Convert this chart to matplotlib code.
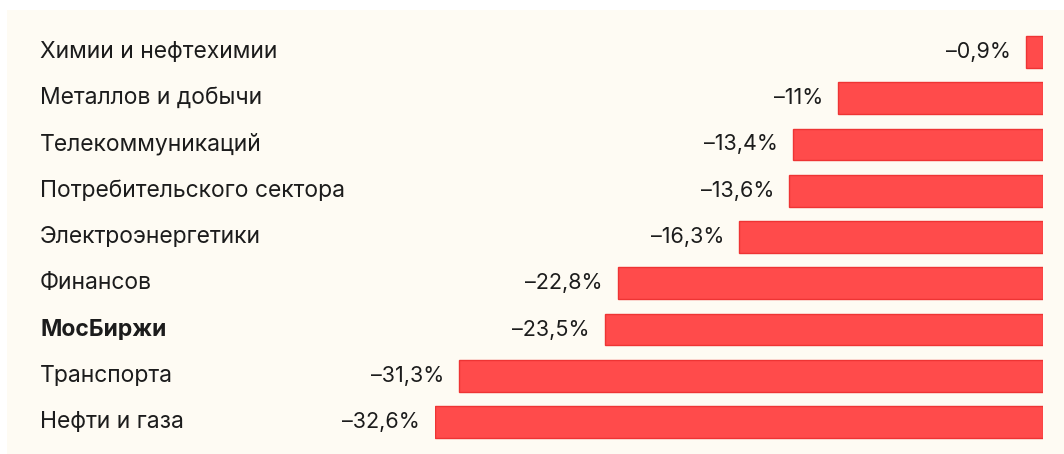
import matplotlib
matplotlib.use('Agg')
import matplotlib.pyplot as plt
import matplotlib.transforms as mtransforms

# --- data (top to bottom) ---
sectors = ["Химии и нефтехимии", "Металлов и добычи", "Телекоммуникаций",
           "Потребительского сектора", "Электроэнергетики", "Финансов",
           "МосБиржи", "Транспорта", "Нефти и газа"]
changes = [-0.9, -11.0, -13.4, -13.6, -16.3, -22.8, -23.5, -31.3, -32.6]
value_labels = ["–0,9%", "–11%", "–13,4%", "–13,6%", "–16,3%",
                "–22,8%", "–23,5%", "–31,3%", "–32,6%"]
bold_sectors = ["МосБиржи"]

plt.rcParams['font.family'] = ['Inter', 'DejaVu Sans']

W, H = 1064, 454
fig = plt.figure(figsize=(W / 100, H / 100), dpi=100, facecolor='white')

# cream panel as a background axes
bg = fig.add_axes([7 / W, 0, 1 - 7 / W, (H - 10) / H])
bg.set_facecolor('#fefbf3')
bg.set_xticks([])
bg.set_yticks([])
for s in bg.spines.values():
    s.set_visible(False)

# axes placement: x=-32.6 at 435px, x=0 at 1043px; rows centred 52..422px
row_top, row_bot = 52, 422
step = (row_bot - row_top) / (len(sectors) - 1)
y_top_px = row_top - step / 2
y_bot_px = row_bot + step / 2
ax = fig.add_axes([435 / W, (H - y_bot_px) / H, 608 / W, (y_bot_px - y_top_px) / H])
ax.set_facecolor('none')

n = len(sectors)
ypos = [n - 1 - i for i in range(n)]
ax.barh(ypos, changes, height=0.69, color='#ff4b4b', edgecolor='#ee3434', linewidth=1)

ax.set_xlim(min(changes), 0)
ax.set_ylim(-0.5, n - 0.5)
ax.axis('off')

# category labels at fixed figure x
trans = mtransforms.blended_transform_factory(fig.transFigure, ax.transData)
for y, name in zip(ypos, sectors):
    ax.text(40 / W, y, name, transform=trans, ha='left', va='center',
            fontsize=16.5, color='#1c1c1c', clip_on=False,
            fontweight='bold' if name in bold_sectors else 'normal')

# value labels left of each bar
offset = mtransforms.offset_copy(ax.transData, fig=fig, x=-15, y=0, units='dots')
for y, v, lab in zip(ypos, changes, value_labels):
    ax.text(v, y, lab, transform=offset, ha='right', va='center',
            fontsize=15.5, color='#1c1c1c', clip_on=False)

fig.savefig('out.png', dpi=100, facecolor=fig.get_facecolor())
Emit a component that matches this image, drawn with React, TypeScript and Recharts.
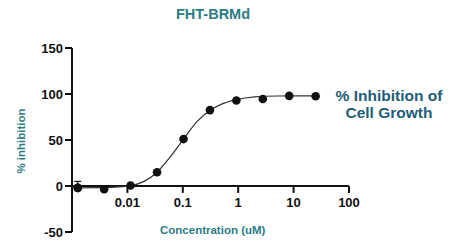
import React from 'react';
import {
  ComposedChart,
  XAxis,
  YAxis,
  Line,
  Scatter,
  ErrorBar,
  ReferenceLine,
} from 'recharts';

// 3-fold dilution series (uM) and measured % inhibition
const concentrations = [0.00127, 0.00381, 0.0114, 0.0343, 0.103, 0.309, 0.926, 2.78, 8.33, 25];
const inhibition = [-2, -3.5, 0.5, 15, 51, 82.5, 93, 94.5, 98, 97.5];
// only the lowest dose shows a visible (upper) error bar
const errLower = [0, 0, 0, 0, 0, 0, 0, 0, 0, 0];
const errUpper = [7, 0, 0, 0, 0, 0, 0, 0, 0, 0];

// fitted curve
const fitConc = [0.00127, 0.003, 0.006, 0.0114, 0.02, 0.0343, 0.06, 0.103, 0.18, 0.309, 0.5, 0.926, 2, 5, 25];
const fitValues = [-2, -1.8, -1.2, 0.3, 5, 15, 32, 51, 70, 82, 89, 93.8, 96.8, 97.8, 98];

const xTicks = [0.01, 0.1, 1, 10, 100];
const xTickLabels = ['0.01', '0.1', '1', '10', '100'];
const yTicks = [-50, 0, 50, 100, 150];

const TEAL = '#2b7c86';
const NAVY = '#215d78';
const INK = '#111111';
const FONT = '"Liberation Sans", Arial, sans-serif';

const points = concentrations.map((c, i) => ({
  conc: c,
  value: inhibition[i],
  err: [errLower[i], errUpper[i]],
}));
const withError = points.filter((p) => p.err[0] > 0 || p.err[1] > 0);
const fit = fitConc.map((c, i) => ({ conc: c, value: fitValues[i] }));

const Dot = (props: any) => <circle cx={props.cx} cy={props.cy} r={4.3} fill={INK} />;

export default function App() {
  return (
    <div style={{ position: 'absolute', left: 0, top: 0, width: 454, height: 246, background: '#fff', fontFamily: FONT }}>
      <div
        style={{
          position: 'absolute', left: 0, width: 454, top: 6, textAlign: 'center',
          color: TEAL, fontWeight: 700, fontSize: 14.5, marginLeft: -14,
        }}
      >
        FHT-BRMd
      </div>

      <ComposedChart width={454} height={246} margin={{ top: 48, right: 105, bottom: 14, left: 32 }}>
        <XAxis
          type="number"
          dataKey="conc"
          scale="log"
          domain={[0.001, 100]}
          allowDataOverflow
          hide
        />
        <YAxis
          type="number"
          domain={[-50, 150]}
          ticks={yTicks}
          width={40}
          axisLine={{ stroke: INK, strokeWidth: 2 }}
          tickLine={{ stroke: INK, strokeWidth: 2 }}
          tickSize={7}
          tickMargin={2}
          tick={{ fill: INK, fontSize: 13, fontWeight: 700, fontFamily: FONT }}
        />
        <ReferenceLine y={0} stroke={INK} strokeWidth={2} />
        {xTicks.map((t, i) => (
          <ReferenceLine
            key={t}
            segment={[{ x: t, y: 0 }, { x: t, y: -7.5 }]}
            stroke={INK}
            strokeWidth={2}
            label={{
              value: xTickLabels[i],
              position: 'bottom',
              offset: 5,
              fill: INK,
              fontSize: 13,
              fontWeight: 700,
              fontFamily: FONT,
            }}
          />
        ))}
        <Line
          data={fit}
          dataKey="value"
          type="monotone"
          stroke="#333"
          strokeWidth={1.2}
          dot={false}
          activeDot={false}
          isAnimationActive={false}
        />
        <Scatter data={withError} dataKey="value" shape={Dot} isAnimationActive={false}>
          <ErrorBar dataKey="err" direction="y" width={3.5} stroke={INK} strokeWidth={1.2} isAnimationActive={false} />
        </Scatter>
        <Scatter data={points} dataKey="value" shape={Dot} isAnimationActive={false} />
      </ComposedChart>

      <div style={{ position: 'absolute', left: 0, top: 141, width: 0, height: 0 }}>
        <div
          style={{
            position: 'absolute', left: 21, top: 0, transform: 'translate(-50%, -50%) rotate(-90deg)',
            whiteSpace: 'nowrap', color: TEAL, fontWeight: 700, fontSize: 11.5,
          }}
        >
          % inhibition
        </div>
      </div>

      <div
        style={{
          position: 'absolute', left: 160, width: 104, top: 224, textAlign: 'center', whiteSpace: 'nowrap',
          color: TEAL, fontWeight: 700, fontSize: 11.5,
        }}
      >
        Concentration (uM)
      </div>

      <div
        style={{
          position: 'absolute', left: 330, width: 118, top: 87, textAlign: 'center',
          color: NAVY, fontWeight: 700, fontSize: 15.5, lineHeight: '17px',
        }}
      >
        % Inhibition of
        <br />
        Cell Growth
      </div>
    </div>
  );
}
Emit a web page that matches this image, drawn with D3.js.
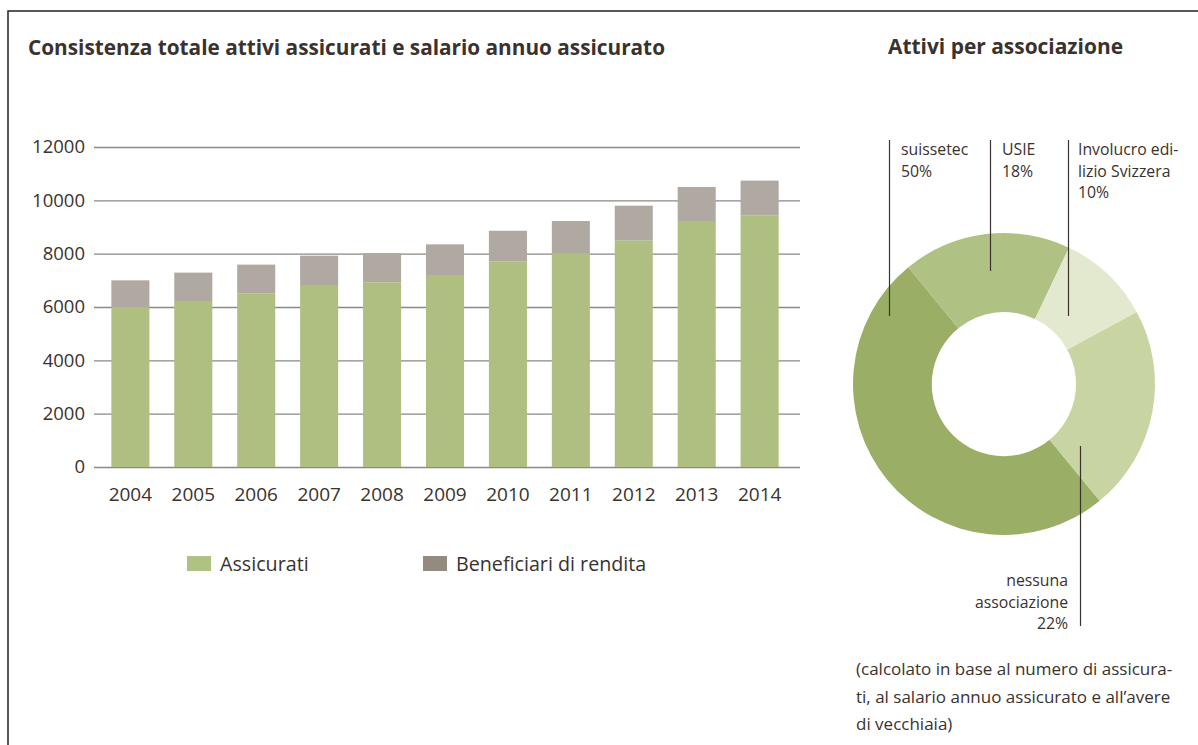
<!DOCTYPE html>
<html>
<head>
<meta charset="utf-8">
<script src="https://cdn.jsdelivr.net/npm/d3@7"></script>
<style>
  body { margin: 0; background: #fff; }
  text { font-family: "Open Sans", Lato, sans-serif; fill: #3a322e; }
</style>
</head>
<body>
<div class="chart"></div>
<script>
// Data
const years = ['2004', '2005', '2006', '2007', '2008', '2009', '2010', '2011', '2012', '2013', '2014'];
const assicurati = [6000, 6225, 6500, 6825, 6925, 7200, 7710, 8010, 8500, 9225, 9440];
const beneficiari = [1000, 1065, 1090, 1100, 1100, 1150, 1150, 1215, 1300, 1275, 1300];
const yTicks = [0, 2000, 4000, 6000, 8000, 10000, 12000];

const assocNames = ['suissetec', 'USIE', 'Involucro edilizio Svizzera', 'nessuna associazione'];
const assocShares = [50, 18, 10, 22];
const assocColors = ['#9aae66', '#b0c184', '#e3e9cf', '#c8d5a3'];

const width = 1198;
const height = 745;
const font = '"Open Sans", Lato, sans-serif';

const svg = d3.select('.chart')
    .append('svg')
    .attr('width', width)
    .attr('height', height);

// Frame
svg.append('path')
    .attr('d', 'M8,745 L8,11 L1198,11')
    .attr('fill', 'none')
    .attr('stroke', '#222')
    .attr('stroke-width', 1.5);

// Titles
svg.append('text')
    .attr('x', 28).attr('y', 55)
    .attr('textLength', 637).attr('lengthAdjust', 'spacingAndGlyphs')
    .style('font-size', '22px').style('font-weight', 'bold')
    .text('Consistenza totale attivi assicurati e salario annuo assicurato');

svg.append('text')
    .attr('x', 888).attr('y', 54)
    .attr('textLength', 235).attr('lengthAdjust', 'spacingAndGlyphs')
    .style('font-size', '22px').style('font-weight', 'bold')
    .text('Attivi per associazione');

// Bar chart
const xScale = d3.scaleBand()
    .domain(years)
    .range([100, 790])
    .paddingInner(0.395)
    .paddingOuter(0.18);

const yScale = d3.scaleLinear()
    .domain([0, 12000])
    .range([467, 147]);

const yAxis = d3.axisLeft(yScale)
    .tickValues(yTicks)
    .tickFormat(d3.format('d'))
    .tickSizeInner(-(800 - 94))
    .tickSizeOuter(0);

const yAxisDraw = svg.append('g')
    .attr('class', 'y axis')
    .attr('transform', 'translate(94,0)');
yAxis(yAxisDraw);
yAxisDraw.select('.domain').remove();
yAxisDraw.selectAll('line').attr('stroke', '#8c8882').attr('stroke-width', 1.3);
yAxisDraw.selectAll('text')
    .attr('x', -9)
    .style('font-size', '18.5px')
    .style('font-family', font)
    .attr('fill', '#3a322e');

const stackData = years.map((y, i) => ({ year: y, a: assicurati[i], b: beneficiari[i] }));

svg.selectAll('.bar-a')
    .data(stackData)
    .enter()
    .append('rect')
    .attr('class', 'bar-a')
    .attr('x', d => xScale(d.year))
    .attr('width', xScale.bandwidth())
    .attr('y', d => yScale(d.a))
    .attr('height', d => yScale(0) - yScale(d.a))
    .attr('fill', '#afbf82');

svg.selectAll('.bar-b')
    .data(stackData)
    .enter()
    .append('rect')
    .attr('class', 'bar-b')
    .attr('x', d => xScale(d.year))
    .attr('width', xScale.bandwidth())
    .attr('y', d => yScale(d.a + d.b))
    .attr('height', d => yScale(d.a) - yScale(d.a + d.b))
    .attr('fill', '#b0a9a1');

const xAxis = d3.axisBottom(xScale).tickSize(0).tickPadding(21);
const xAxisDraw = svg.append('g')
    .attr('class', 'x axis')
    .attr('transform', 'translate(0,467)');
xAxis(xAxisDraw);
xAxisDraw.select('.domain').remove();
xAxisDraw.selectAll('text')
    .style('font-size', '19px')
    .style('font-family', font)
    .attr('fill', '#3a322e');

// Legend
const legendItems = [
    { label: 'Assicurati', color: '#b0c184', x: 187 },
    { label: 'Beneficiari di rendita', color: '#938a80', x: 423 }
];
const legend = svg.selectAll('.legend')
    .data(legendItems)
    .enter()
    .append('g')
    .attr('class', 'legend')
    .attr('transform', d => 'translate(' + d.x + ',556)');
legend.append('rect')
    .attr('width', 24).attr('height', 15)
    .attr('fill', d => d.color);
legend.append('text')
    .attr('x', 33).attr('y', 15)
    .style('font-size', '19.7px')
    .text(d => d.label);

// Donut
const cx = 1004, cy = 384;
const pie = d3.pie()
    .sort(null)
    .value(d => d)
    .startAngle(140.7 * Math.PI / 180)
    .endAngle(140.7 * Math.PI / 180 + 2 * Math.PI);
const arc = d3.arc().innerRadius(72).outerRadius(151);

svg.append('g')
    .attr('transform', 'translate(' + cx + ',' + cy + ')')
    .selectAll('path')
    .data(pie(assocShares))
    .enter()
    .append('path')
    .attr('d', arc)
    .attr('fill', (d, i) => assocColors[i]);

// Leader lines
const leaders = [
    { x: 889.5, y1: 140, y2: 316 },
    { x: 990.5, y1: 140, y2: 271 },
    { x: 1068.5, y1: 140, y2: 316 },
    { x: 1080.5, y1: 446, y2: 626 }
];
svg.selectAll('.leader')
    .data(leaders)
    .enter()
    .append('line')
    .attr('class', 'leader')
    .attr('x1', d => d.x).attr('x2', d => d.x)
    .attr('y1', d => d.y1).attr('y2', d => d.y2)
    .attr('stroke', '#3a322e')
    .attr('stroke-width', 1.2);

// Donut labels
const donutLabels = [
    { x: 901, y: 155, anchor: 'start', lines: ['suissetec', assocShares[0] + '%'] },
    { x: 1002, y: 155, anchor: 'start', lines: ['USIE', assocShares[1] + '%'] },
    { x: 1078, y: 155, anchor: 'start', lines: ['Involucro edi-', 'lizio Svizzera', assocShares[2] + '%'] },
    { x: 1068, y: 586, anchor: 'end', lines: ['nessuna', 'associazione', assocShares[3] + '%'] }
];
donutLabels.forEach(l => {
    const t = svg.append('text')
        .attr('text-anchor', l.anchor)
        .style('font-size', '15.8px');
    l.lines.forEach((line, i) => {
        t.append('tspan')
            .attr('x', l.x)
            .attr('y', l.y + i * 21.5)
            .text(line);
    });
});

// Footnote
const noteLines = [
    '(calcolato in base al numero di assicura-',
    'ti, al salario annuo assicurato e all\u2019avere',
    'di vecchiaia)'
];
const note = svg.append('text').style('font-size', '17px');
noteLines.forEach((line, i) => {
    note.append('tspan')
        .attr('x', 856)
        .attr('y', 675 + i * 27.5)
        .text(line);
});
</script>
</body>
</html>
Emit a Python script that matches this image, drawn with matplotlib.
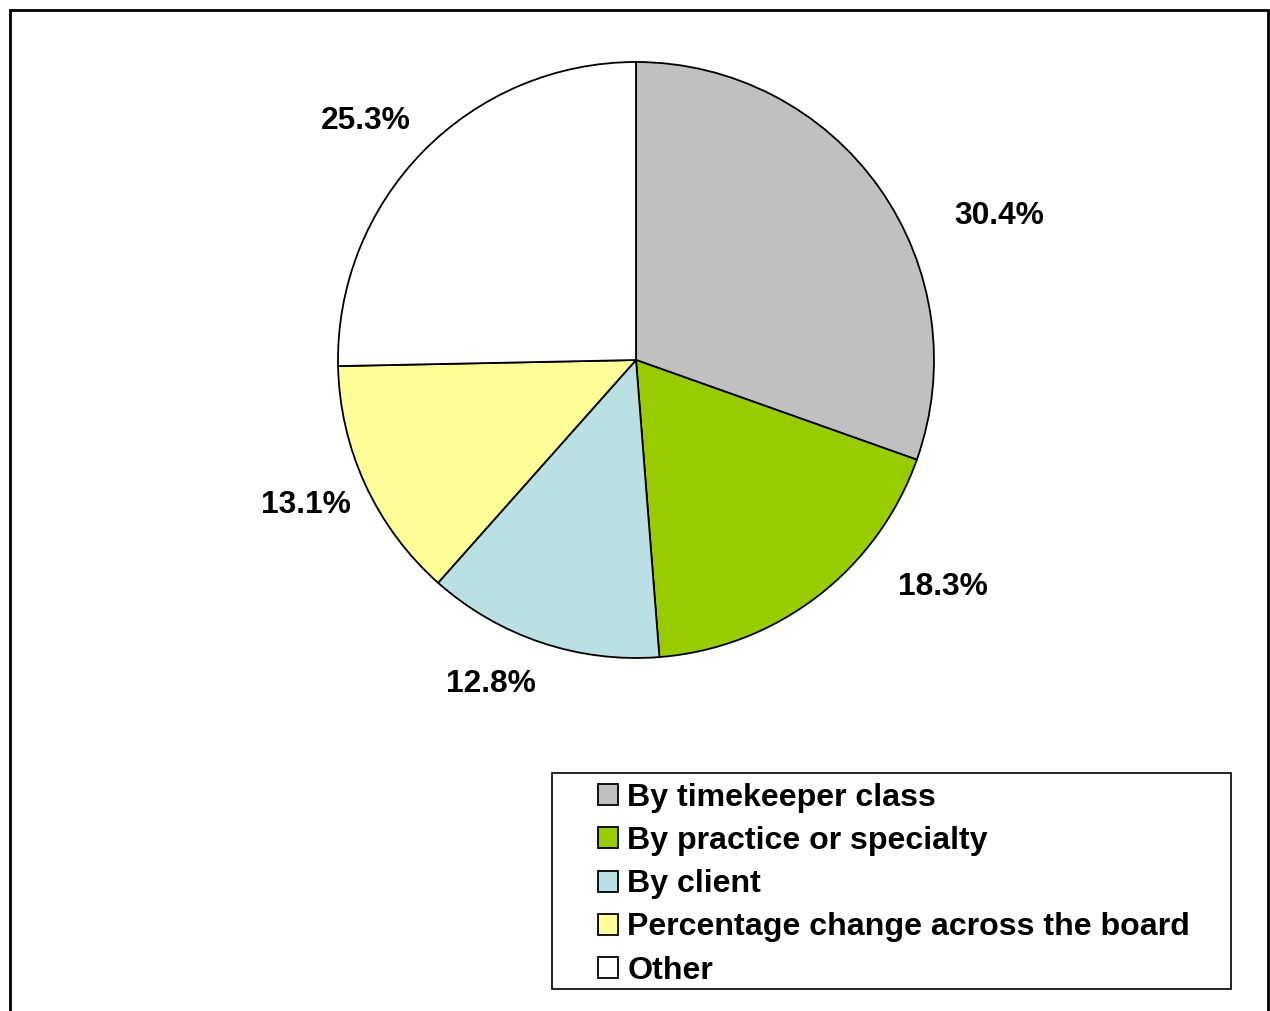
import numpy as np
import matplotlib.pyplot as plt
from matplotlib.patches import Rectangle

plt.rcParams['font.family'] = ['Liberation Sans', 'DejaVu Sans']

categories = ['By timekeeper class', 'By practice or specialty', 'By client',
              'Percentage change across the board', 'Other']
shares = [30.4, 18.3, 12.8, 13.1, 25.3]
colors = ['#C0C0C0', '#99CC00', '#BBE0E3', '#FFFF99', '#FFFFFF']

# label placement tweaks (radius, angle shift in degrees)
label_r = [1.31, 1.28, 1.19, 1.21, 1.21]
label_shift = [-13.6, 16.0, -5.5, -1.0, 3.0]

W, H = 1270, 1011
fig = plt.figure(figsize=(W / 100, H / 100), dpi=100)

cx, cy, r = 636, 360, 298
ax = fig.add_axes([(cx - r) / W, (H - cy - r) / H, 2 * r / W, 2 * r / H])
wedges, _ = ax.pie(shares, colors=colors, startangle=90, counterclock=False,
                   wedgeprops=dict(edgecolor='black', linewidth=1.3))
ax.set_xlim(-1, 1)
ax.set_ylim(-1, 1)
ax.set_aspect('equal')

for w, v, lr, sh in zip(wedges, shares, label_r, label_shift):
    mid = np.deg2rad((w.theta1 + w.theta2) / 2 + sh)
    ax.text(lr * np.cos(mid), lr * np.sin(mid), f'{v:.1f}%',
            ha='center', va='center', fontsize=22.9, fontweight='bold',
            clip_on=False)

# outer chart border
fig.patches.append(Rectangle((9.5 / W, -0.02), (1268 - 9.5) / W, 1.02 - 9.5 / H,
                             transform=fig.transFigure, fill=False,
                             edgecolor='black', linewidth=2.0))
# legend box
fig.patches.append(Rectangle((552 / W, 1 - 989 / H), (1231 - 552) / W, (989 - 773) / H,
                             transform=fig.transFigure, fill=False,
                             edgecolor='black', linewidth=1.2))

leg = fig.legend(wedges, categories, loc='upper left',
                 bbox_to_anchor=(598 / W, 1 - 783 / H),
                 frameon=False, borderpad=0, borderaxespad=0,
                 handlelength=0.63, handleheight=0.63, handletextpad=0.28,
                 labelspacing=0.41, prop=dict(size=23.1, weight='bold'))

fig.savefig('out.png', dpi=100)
● ● ● ● ●
Task description: Within the listing above, extract exactly the lines that run from the one containing "Emit a Python" through the one containing "fig = plt.figure(figsize=(W / 100, H / 100), dpi=100)", excluding any pictures.

Solution to this task:
Emit a Python script that matches this image, drawn with matplotlib.
import numpy as np
import matplotlib.pyplot as plt
from matplotlib.patches import Rectangle

plt.rcParams['font.family'] = ['Liberation Sans', 'DejaVu Sans']

categories = ['By timekeeper class', 'By practice or specialty', 'By client',
              'Percentage change across the board', 'Other']
shares = [30.4, 18.3, 12.8, 13.1, 25.3]
colors = ['#C0C0C0', '#99CC00', '#BBE0E3', '#FFFF99', '#FFFFFF']

# label placement tweaks (radius, angle shift in degrees)
label_r = [1.31, 1.28, 1.19, 1.21, 1.21]
label_shift = [-13.6, 16.0, -5.5, -1.0, 3.0]

W, H = 1270, 1011
fig = plt.figure(figsize=(W / 100, H / 100), dpi=100)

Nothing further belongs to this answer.